On a day-to-day basis, more often than not, I consider myself to be a confident woman. I’m grateful for what I have, work with what I’ve got and usually look forward to where the adventure of life will take me next as a wife, mother and journalist.
But Saturday’s Fourth of July will be tainted by the news stories that highlights this country’s constant tensions with race, underscored with images of burnt churches, bullet-ridden cars and broken, bloodied bodies. It’s enough to sap the strength of even the most seasoned of journalists, including me. The New York Times recently explored the anger, anxiety and despair that plague the lives of African-Americans in an article titled “Racism’s Psycological Toll.”
Shortly after the racially-motivated mass murders in Charleston, SC, writer Jenna Wortham spoke with Monnica Williams, a professor, psychologist and director of the University of Louisville Center for Mental Health Disparities about the individual and collective damages of racism.

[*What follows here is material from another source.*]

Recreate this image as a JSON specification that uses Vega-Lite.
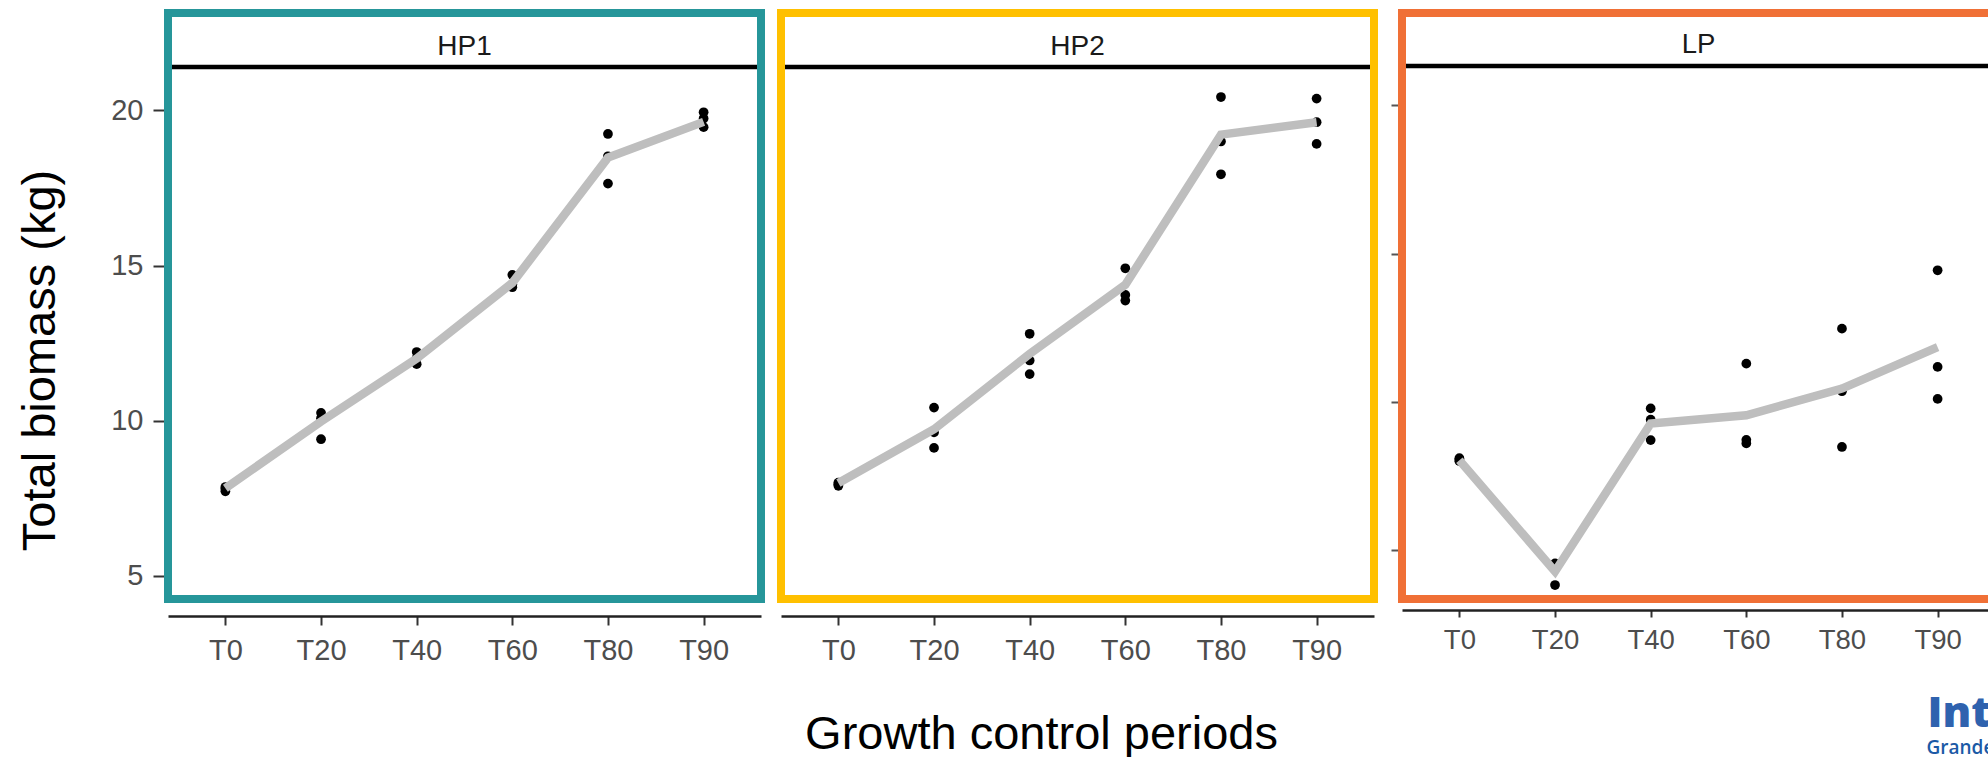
{
  "$schema": "https://vega.github.io/schema/vega-lite/v6.json",
  "background": "white",
  "padding": {"left": 16, "top": 9, "right": 0, "bottom": 0},
  "config": {"view": {"stroke": null}, "font": "Liberation Sans", "axis": {"grid": false}},
  "spacing": 12,
  "datasets": {
    "obs": [
      {"panel": "HP1", "period": "T0", "value": 7.72}, {"panel": "HP1", "period": "T0", "value": 7.80}, {"panel": "HP1", "period": "T0", "value": 7.86},
      {"panel": "HP1", "period": "T20", "value": 10.25}, {"panel": "HP1", "period": "T20", "value": 10.08}, {"panel": "HP1", "period": "T20", "value": 9.40},
      {"panel": "HP1", "period": "T40", "value": 12.21}, {"panel": "HP1", "period": "T40", "value": 12.02}, {"panel": "HP1", "period": "T40", "value": 11.82},
      {"panel": "HP1", "period": "T60", "value": 14.70}, {"panel": "HP1", "period": "T60", "value": 14.40}, {"panel": "HP1", "period": "T60", "value": 14.30},
      {"panel": "HP1", "period": "T80", "value": 19.24}, {"panel": "HP1", "period": "T80", "value": 18.52}, {"panel": "HP1", "period": "T80", "value": 17.64},
      {"panel": "HP1", "period": "T90", "value": 19.94}, {"panel": "HP1", "period": "T90", "value": 19.74}, {"panel": "HP1", "period": "T90", "value": 19.46},
      {"panel": "HP2", "period": "T0", "value": 8.00}, {"panel": "HP2", "period": "T0", "value": 7.95}, {"panel": "HP2", "period": "T0", "value": 7.90},
      {"panel": "HP2", "period": "T20", "value": 10.42}, {"panel": "HP2", "period": "T20", "value": 9.62}, {"panel": "HP2", "period": "T20", "value": 9.12},
      {"panel": "HP2", "period": "T40", "value": 12.80}, {"panel": "HP2", "period": "T40", "value": 11.94}, {"panel": "HP2", "period": "T40", "value": 11.50},
      {"panel": "HP2", "period": "T60", "value": 14.91}, {"panel": "HP2", "period": "T60", "value": 14.05}, {"panel": "HP2", "period": "T60", "value": 13.87},
      {"panel": "HP2", "period": "T80", "value": 20.43}, {"panel": "HP2", "period": "T80", "value": 19.00}, {"panel": "HP2", "period": "T80", "value": 17.94},
      {"panel": "HP2", "period": "T90", "value": 20.38}, {"panel": "HP2", "period": "T90", "value": 19.62}, {"panel": "HP2", "period": "T90", "value": 18.92},
      {"panel": "LP", "period": "T0", "value": 8.10}, {"panel": "LP", "period": "T0", "value": 8.05}, {"panel": "LP", "period": "T0", "value": 8.00},
      {"panel": "LP", "period": "T20", "value": 4.55}, {"panel": "LP", "period": "T20", "value": 4.45}, {"panel": "LP", "period": "T20", "value": 3.82},
      {"panel": "LP", "period": "T40", "value": 9.78}, {"panel": "LP", "period": "T40", "value": 9.40}, {"panel": "LP", "period": "T40", "value": 8.71},
      {"panel": "LP", "period": "T60", "value": 11.29}, {"panel": "LP", "period": "T60", "value": 8.72}, {"panel": "LP", "period": "T60", "value": 8.60},
      {"panel": "LP", "period": "T80", "value": 12.47}, {"panel": "LP", "period": "T80", "value": 10.36}, {"panel": "LP", "period": "T80", "value": 8.48},
      {"panel": "LP", "period": "T90", "value": 14.44}, {"panel": "LP", "period": "T90", "value": 11.18}, {"panel": "LP", "period": "T90", "value": 10.10}
    ],
    "mean": [
      {"panel": "HP1", "period": "T0", "value": 7.82}, {"panel": "HP1", "period": "T20", "value": 9.97}, {"panel": "HP1", "period": "T40", "value": 12.0},
      {"panel": "HP1", "period": "T60", "value": 14.44}, {"panel": "HP1", "period": "T80", "value": 18.48}, {"panel": "HP1", "period": "T90", "value": 19.63},
      {"panel": "HP2", "period": "T0", "value": 7.99}, {"panel": "HP2", "period": "T20", "value": 9.72}, {"panel": "HP2", "period": "T40", "value": 12.15},
      {"panel": "HP2", "period": "T60", "value": 14.38}, {"panel": "HP2", "period": "T80", "value": 19.22}, {"panel": "HP2", "period": "T90", "value": 19.62},
      {"panel": "LP", "period": "T0", "value": 8.03}, {"panel": "LP", "period": "T20", "value": 4.28}, {"panel": "LP", "period": "T40", "value": 9.27},
      {"panel": "LP", "period": "T60", "value": 9.55}, {"panel": "LP", "period": "T80", "value": 10.45}, {"panel": "LP", "period": "T90", "value": 11.85}
    ]
  },
  "hconcat": [
    {
      "width": 593, "height": 586,
      "layer": [
        {"data": {"values": [{}]}, "mark": {"type": "rule", "color": "#000000", "strokeWidth": 4.5},
         "encoding": {"y": {"datum": 21.4, "type": "quantitative", "scale": {"domain": [4.25, 23.14], "nice": false, "zero": false}}}},
        {"data": {"values": [{"strip": "HP1"}]}, "mark": {"type": "text", "fontSize": 28, "baseline": "alphabetic", "align": "center", "color": "#1A1A1A", "font": "Liberation Sans"},
         "encoding": {"text": {"field": "strip"}, "y": {"datum": 21.8, "type": "quantitative", "scale": {"domain": [4.25, 23.14], "nice": false, "zero": false}}}},
        {"data": {"name": "obs"}, "transform": [{"filter": "datum.panel === 'HP1'"}],
         "mark": {"type": "circle", "color": "#000000", "opacity": 1, "size": 95},
         "encoding": {
           "x": {"field": "period", "type": "ordinal", "sort": ["T0", "T20", "T40", "T60", "T80", "T90"], "scale": {"type": "point", "padding": 0.6},
                 "axis": {"title": null, "offset": 17, "domainColor": "#222222", "domainWidth": 2.5, "tickColor": "#333333", "tickWidth": 2, "tickSize": 9, "labelPadding": 11, "labelFontSize": 29, "labelColor": "#4D4D4D", "labelFont": "Liberation Sans", "labelAngle": 0}},
           "y": {"field": "value", "type": "quantitative", "scale": {"domain": [4.25, 23.14], "nice": false, "zero": false},
                 "axis": {"title": "Total biomass (kg)", "titleFontSize": 47, "titleFont": "Liberation Sans", "titleFontWeight": "normal", "titleColor": "#000000", "titleAngle": 270, "titleX": -114, "titleY": 347, "titleAlign": "center", "titleBaseline": "alphabetic",
                          "values": [5, 10, 15, 20], "domain": false, "tickSize": 15, "tickColor": "#333333", "tickWidth": 2, "labelPadding": 10, "labelFontSize": 29, "labelColor": "#4D4D4D", "labelFont": "Liberation Sans"}}
         }},
        {"data": {"name": "mean"}, "transform": [{"filter": "datum.panel === 'HP1'"}],
         "mark": {"type": "line", "color": "#BEBEBE", "strokeWidth": 8.5},
         "encoding": {
           "x": {"field": "period", "type": "ordinal", "sort": ["T0", "T20", "T40", "T60", "T80", "T90"], "scale": {"type": "point", "padding": 0.6}},
           "y": {"field": "value", "type": "quantitative", "scale": {"domain": [4.25, 23.14], "nice": false, "zero": false}}
         }},
        {"data": {"values": [{}]}, "mark": {"type": "rect", "filled": false, "color": "#26969A", "strokeWidth": 8}, "encoding": {}}
      ]
    },
    {
      "width": 593, "height": 586,
      "layer": [
        {"data": {"values": [{}]}, "mark": {"type": "rule", "color": "#000000", "strokeWidth": 4.5},
         "encoding": {"y": {"datum": 21.4, "type": "quantitative", "scale": {"domain": [4.25, 23.14], "nice": false, "zero": false}, "axis": null}}},
        {"data": {"values": [{"strip": "HP2"}]}, "mark": {"type": "text", "fontSize": 28, "baseline": "alphabetic", "align": "center", "color": "#1A1A1A", "font": "Liberation Sans"},
         "encoding": {"text": {"field": "strip"}, "y": {"datum": 21.8, "type": "quantitative", "scale": {"domain": [4.25, 23.14], "nice": false, "zero": false}, "axis": null}}},
        {"data": {"name": "obs"}, "transform": [{"filter": "datum.panel === 'HP2'"}],
         "mark": {"type": "circle", "color": "#000000", "opacity": 1, "size": 95},
         "encoding": {
           "x": {"field": "period", "type": "ordinal", "sort": ["T0", "T20", "T40", "T60", "T80", "T90"], "scale": {"type": "point", "padding": 0.6},
                 "axis": {"title": "Growth control periods", "titleFontSize": 47, "titleFont": "Liberation Sans", "titleFontWeight": "normal", "titleColor": "#000000", "titleX": 260, "titleY": 132, "titleAlign": "center", "titleBaseline": "alphabetic",
                          "offset": 17, "domainColor": "#222222", "domainWidth": 2.5, "tickColor": "#333333", "tickWidth": 2, "tickSize": 9, "labelPadding": 11, "labelFontSize": 29, "labelColor": "#4D4D4D", "labelFont": "Liberation Sans", "labelAngle": 0}},
           "y": {"field": "value", "type": "quantitative", "scale": {"domain": [4.25, 23.14], "nice": false, "zero": false}, "axis": null}
         }},
        {"data": {"name": "mean"}, "transform": [{"filter": "datum.panel === 'HP2'"}],
         "mark": {"type": "line", "color": "#BEBEBE", "strokeWidth": 8.5},
         "encoding": {
           "x": {"field": "period", "type": "ordinal", "sort": ["T0", "T20", "T40", "T60", "T80", "T90"], "scale": {"type": "point", "padding": 0.6}},
           "y": {"field": "value", "type": "quantitative", "scale": {"domain": [4.25, 23.14], "nice": false, "zero": false}, "axis": null}
         }},
        {"data": {"values": [{}]}, "mark": {"type": "rect", "filled": false, "color": "#FFC000", "strokeWidth": 8}, "encoding": {}}
      ]
    },
    {
      "width": 593, "height": 586,
      "layer": [
        {"data": {"values": [{}]}, "mark": {"type": "rule", "color": "#000000", "strokeWidth": 4.5},
         "encoding": {"y": {"datum": 21.33, "type": "quantitative", "scale": {"domain": [3.35, 23.12], "nice": false, "zero": false}}}},
        {"data": {"values": [{"strip": "LP"}]}, "mark": {"type": "text", "fontSize": 27.5, "baseline": "alphabetic", "align": "center", "color": "#1A1A1A", "font": "Liberation Sans"},
         "encoding": {"text": {"field": "strip"}, "y": {"datum": 21.77, "type": "quantitative", "scale": {"domain": [3.35, 23.12], "nice": false, "zero": false}}}},
        {"data": {"name": "obs"}, "transform": [{"filter": "datum.panel === 'LP'"}],
         "mark": {"type": "circle", "color": "#000000", "opacity": 1, "size": 95},
         "encoding": {
           "x": {"field": "period", "type": "ordinal", "sort": ["T0", "T20", "T40", "T60", "T80", "T90"], "scale": {"type": "point", "padding": 0.6},
                 "axis": {"title": "Interreg", "titleFontSize": 43, "titleFont": "Open Sans", "titleFontWeight": 800, "titleColor": "#2F62AE", "titleX": 525, "titleY": 116, "titleAlign": "left", "titleBaseline": "alphabetic",
                          "offset": 11, "domainColor": "#222222", "domainWidth": 2.5, "tickColor": "#333333", "tickWidth": 2, "tickSize": 7, "labelPadding": 9, "labelFontSize": 27.5, "labelColor": "#4D4D4D", "labelFont": "Liberation Sans", "labelAngle": 0}},
           "y": {"field": "value", "type": "quantitative", "scale": {"domain": [3.35, 23.12], "nice": false, "zero": false},
                 "axis": {"title": "Grande Région", "titleAngle": 0, "titleX": 524, "titleY": 740, "titleAlign": "left", "titleBaseline": "alphabetic", "titleFont": "Open Sans", "titleFontSize": 19, "titleFontWeight": 600, "titleColor": "#1B5AA6",
                          "values": [5, 10, 15, 20], "labels": false, "domain": false, "tickSize": 11, "tickColor": "#555555", "tickWidth": 2}}
         }},
        {"data": {"name": "mean"}, "transform": [{"filter": "datum.panel === 'LP'"}],
         "mark": {"type": "line", "color": "#BEBEBE", "strokeWidth": 8.5},
         "encoding": {
           "x": {"field": "period", "type": "ordinal", "sort": ["T0", "T20", "T40", "T60", "T80", "T90"], "scale": {"type": "point", "padding": 0.6}},
           "y": {"field": "value", "type": "quantitative", "scale": {"domain": [3.35, 23.12], "nice": false, "zero": false}}
         }},
        {"data": {"values": [{}]}, "mark": {"type": "rect", "filled": false, "color": "#F07036", "strokeWidth": 8}, "encoding": {}}
      ]
    }
  ]
}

According to Williams, the stressors and traumas nearly universally-experienced by those victims of racism should be seen as comparable to the effects of post-traumatic stress disorder “because the African-American community has such a long history of pervasive discrimination.”
I can see Williams’ point. For people of color, no matter what era, income bracket or gender they’re born into, the insidious nature of being challenged perpetually to prove one’s worthiness of basic humanity is a neverending battle that few whites will fully understand and most blacks never seem to win.

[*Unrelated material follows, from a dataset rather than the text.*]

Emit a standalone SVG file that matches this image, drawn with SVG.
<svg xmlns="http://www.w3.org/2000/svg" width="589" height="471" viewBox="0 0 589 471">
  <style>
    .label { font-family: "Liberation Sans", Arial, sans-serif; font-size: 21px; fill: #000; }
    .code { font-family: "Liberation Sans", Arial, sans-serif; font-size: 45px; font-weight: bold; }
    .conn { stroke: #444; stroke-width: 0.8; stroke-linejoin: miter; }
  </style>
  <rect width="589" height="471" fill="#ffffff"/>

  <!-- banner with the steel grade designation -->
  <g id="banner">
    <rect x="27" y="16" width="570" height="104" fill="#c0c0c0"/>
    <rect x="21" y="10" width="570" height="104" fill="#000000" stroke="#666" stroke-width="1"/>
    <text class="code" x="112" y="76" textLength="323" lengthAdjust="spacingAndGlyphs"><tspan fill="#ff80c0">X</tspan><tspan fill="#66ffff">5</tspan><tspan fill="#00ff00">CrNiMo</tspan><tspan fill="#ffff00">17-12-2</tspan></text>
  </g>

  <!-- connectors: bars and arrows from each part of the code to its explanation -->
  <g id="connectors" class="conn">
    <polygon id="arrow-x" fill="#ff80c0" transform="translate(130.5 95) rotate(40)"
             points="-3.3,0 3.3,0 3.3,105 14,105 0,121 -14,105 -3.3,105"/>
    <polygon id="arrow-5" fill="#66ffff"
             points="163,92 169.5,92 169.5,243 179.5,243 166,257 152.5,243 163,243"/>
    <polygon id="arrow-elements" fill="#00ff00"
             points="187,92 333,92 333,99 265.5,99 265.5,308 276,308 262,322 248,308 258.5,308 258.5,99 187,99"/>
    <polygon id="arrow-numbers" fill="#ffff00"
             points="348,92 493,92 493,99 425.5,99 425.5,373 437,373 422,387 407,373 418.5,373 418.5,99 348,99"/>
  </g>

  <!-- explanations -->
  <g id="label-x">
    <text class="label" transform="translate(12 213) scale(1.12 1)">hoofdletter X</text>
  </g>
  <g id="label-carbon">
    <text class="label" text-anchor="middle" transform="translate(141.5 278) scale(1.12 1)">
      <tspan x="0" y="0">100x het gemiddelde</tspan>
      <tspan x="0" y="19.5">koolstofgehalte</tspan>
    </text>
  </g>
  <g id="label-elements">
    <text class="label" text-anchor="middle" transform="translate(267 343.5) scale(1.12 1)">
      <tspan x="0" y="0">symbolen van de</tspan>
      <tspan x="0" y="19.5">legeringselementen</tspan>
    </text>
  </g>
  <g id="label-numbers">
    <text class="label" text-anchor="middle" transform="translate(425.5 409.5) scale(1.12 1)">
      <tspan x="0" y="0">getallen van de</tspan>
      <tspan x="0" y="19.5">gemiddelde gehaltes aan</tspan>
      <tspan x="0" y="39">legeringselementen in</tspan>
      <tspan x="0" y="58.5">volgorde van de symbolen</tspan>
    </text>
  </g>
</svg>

The frustration comes from the inconsistent barameters of acceptability that blacks are graded against, as well as the steady stream of dissenters who argue, despite documented proof and evidence to the contrary, that such scales even exist. It’s no different from a man telling a woman that the pain of childbirth is exaggerated or assault victims being chided that their actions precipitated the attack. For blacks, racism doesn’t always occur as overtly as a flaming cross on the front lawn, crude caricatures in anonymous letters or the nasty n-word hurled into your face. Most of the time, it’s death by a thousand cuts. As stated so succinctly by the Pulitzer-Prize-winning author, Toni Morrison, “…..The very serious function of racism is distraction. It keeps you from doing your work. It keeps you explaining, over and over again, your reason for being. ……None of that [explaining] is necessary. There will always be one more thing.”

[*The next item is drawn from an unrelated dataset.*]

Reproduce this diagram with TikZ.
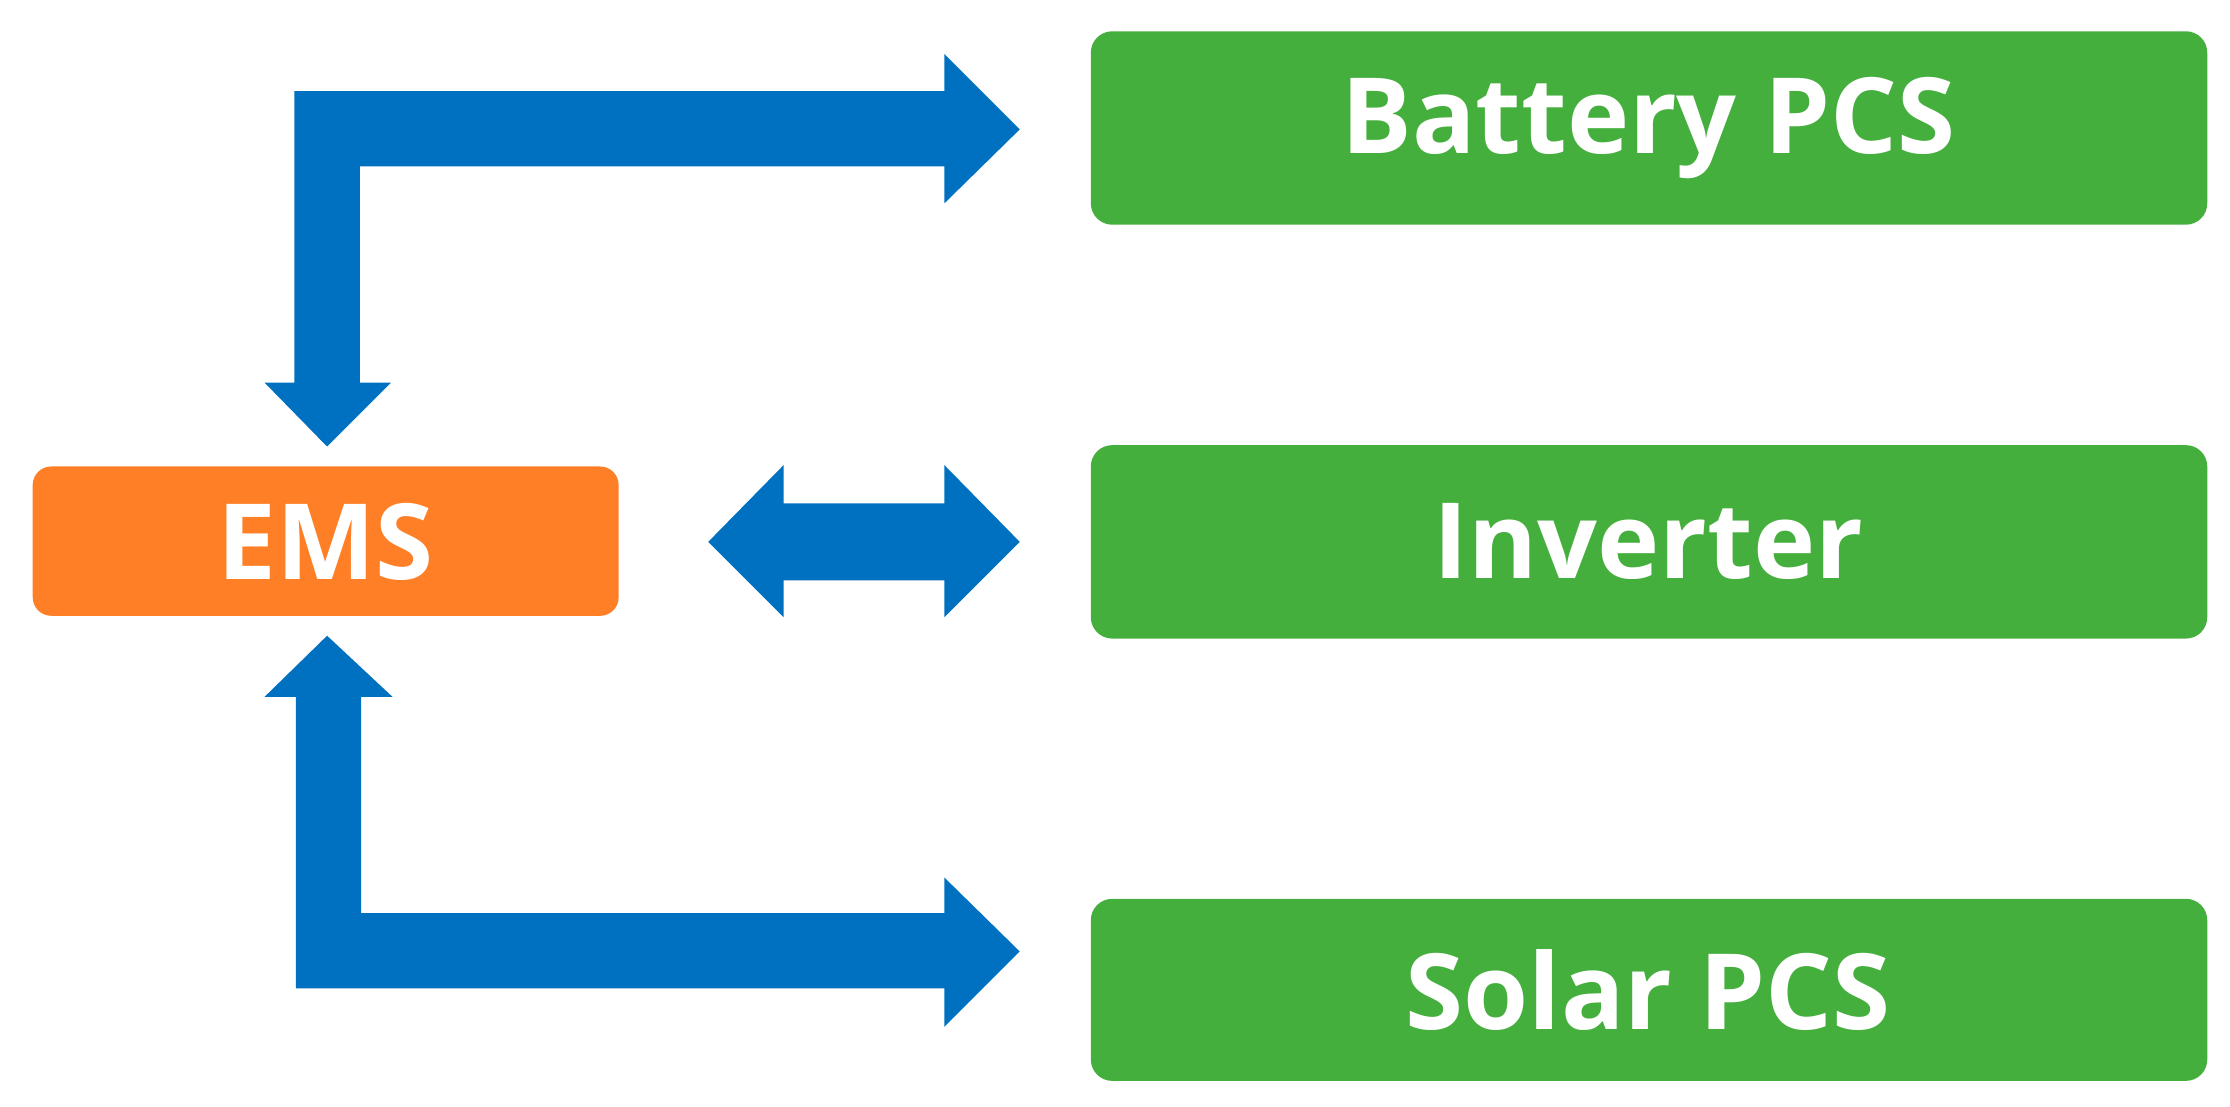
\documentclass[tikz,border=0pt]{standalone}
\usepackage{fontspec}
\setmainfont{Open Sans}
\definecolor{gr}{HTML}{45AF3D}
\definecolor{og}{HTML}{FF7F27}
\definecolor{bl}{HTML}{0070C0}
\begin{document}
\begin{tikzpicture}[x=1pt,y=-1pt,
  box/.style={rounded corners=15pt,text=white,font=\fontsize{76}{80}\selectfont\bfseries},
  arr/.style={fill=bl,draw=none}]
\useasboundingbox (0,0) rectangle (1568,778);
\fill[gr,rounded corners=15pt] (767,22) rectangle (1552,158);
\node[text=white,font=\fontsize{74}{80}\selectfont\bfseries] (bat) at (1159,90) {Battery PCS};
\fill[gr,rounded corners=15pt] (767,313) rectangle (1552,449);
\node[text=white,font=\fontsize{74}{80}\selectfont\bfseries] (inv) at (1159,381) {Inverter};
\fill[gr,rounded corners=15pt] (767,632) rectangle (1552,760);
\node[text=white,font=\fontsize{74}{80}\selectfont\bfseries] (sol) at (1159,696) {Solar PCS};
\fill[og,rounded corners=13pt] (23,328) rectangle (435,433);
\node[text=white,font=\fontsize{74}{80}\selectfont\bfseries] (ems) at (229,381) {EMS};
% top arrow
\fill[arr] (253,269) -- (253,117) -- (664,117) -- (664,143) -- (717,91) -- (664,38) -- (664,64)
  -- (207,64) -- (207,269) -- (186,269) -- (230,314) -- (275,269) -- cycle;
% middle double arrow
\fill[arr] (498,381) -- (551,327) -- (551,354) -- (664,354) -- (664,327) -- (717,381)
  -- (664,434) -- (664,408) -- (551,408) -- (551,434) -- cycle;
% bottom arrow
\fill[arr] (254,490) -- (254,642) -- (664,642) -- (664,617) -- (717,669) -- (664,722) -- (664,695)
  -- (208,695) -- (208,490) -- (186,490) -- (230,447) -- (276,490) -- cycle;
\end{tikzpicture}
\end{document}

Sometimes, it boils to a matter of perspective. Those who lived in the Jim Crow pre-Civil Rights era, like my mother and father, believe that racism’s presence, or at least its most egregious effects, have greatly abated. They have watched the literal ‘whites only’ barriers tore down, school desegregation and a man with a Kenyan father and American mother become President of the United States. I am grateful to live in this era for the time in history we now live in and for what has been accomplished in the name of Civil Rights.
But what I still truly yearn for—-the erasure of the generational and systemic protections that empower racism—-has yet to arrive. And until that takes place, our generation, our children’s and those yet to be born will continue to buckle under the weight of, and even lose their lives to, the illusive and artificial standard created by “one more thing.”